***** Data excerpts *****

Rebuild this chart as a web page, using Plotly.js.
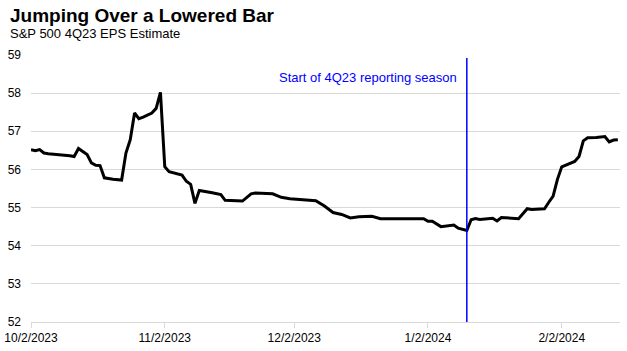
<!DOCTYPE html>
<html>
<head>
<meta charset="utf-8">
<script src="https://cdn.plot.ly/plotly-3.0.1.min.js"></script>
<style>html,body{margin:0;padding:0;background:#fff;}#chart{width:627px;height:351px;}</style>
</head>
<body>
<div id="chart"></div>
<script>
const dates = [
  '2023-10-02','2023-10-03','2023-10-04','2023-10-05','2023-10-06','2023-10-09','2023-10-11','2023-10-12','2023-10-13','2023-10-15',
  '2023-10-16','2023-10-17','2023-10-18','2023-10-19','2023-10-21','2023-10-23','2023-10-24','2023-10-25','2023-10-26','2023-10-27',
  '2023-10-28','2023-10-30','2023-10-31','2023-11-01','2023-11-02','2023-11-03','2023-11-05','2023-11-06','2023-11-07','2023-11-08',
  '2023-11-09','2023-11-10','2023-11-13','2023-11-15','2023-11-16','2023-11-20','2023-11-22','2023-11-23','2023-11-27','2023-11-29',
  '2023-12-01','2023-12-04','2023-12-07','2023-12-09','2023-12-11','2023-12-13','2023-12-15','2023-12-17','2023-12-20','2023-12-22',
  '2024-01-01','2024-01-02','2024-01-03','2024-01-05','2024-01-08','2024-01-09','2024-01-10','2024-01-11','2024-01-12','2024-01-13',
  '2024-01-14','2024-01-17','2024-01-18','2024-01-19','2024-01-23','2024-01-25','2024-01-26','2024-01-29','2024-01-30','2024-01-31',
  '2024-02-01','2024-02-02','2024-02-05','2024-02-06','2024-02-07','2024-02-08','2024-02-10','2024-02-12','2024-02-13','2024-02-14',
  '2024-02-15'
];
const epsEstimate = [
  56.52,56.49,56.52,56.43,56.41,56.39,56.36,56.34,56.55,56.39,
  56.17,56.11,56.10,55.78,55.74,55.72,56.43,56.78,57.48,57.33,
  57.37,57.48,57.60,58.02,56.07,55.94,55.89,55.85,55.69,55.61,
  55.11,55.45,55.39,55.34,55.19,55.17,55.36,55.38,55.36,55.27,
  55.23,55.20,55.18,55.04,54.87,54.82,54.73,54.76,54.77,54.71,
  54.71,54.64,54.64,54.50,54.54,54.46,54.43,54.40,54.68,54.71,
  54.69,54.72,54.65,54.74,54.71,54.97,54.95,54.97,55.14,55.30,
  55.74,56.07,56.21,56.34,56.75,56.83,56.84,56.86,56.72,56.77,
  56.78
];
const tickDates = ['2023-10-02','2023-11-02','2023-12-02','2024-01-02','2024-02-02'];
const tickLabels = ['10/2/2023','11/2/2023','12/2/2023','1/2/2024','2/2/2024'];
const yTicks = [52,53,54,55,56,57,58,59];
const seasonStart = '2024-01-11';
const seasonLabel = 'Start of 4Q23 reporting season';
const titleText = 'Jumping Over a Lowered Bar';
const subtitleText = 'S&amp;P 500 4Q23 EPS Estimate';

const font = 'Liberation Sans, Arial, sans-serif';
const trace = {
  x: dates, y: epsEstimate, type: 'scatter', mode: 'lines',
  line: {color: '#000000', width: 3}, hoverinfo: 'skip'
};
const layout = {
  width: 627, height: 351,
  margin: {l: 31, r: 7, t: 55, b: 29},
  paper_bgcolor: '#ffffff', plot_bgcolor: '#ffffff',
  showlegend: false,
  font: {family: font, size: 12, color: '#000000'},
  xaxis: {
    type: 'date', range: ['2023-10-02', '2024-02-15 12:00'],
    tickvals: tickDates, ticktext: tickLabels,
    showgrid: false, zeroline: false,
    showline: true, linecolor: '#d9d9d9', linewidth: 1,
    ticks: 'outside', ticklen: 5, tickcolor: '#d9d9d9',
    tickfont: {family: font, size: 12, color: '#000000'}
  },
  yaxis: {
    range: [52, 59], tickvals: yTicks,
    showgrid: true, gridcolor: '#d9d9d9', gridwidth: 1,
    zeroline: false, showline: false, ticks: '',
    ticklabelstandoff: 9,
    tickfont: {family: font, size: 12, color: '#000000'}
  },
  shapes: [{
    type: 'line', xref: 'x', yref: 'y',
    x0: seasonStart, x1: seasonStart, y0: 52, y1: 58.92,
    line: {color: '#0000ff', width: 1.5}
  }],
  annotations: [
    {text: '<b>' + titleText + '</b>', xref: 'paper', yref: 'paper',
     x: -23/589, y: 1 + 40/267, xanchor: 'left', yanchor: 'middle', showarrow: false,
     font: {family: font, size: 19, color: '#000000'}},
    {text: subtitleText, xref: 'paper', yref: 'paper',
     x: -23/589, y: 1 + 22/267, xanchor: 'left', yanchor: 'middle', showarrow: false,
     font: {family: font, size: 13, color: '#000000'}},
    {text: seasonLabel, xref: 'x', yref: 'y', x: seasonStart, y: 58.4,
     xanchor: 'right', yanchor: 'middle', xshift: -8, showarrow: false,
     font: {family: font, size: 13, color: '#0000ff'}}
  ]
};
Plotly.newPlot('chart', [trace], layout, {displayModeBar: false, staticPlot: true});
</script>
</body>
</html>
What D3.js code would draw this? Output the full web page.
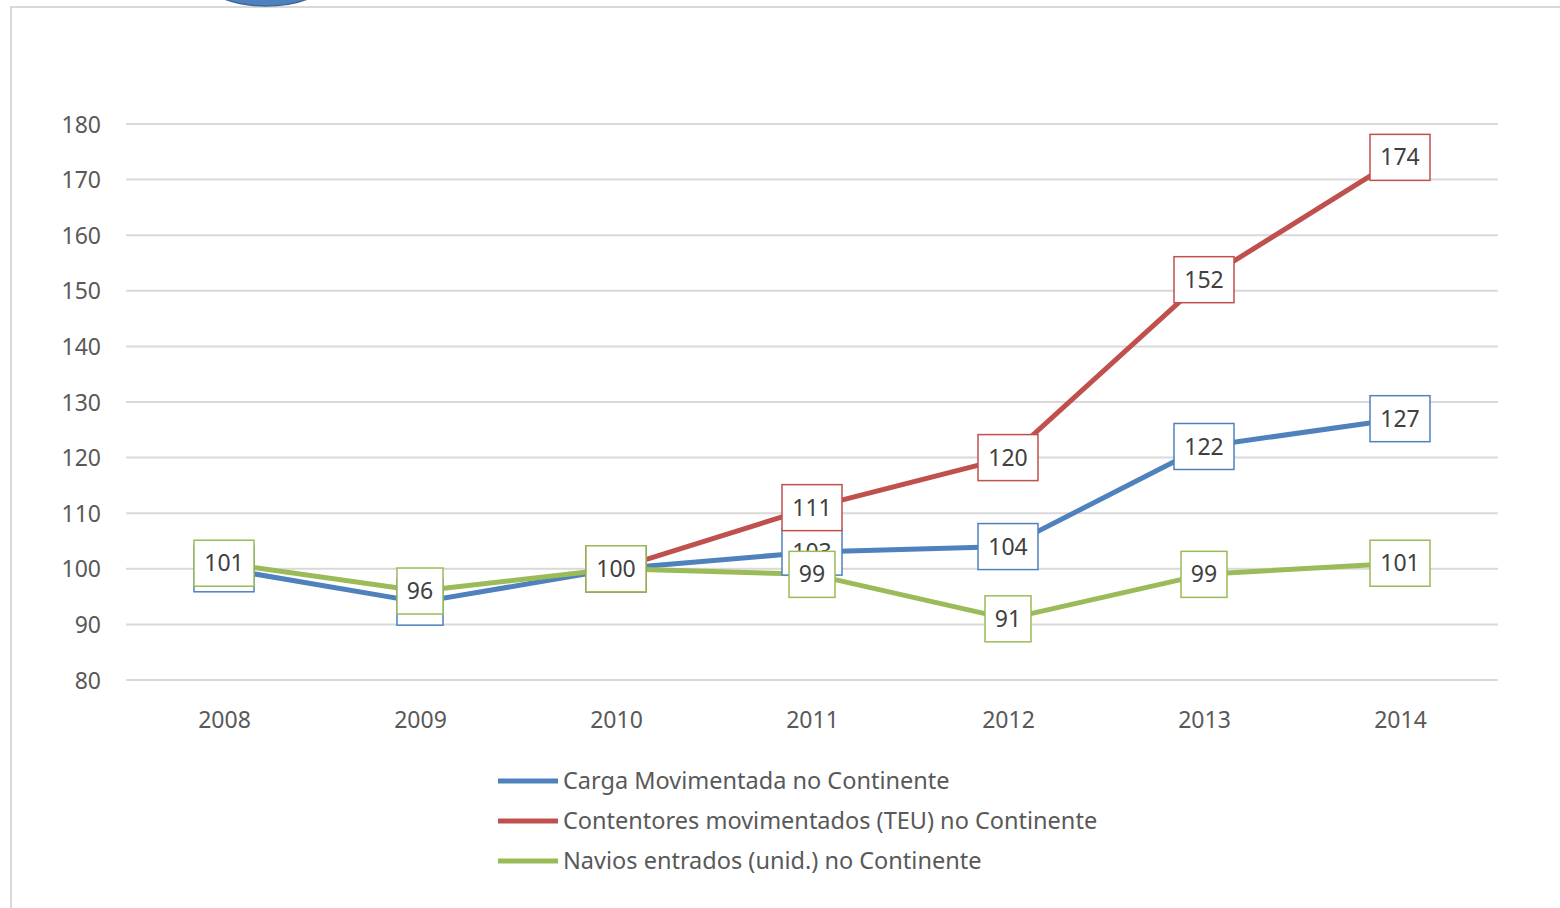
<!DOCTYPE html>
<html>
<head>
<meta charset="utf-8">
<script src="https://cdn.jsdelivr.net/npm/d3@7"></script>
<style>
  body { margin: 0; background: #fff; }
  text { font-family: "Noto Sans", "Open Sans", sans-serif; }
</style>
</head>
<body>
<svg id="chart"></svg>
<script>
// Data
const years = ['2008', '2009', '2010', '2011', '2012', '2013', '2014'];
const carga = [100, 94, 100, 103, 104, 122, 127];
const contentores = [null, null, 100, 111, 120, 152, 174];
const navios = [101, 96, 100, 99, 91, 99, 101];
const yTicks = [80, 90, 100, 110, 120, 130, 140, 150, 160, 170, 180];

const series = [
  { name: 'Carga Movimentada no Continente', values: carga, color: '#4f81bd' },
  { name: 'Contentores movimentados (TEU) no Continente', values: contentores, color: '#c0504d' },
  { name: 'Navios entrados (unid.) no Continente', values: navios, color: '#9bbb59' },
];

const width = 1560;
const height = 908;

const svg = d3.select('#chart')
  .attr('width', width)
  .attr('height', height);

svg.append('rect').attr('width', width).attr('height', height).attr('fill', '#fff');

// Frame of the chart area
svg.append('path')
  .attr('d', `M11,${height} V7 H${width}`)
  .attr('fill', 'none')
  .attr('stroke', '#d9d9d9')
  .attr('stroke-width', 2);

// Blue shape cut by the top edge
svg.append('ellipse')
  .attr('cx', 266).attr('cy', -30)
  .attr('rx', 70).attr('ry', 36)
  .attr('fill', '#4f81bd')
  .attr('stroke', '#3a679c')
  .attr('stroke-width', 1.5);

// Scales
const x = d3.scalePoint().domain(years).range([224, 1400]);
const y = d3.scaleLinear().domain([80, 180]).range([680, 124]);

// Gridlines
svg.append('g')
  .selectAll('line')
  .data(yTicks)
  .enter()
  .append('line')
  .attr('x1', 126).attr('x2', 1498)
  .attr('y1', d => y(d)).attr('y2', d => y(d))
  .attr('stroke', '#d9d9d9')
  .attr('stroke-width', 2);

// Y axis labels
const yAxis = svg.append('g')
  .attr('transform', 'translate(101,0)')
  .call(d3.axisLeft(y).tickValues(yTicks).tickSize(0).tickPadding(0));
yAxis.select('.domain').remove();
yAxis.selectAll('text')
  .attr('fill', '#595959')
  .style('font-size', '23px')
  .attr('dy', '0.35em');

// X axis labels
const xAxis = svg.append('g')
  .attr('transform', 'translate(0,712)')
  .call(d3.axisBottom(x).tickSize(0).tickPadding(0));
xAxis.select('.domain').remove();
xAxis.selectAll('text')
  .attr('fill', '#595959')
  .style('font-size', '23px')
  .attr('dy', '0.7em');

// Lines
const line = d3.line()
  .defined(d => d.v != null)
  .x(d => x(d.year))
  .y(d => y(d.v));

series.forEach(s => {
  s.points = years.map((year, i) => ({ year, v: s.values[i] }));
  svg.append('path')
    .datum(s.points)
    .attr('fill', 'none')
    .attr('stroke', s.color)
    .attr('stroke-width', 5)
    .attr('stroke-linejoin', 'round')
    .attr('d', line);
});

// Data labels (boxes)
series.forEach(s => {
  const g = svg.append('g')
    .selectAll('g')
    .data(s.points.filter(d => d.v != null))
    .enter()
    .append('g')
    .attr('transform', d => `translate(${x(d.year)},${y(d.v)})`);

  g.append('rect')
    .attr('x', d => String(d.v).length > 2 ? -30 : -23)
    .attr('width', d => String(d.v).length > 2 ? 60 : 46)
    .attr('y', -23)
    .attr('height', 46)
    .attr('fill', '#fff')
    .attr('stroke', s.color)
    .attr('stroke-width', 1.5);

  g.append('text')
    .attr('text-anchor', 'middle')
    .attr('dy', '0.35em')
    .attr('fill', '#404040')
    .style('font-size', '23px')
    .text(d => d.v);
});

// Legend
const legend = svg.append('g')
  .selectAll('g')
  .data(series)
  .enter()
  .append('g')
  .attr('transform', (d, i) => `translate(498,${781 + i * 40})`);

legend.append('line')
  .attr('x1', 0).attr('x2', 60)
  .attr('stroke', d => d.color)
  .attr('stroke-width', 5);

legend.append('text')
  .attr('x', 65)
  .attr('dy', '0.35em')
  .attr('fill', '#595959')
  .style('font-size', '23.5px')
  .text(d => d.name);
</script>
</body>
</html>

*****

Objective
Of the lines above, how many hold the word "this"? Say the number alone.

Finished exercise
2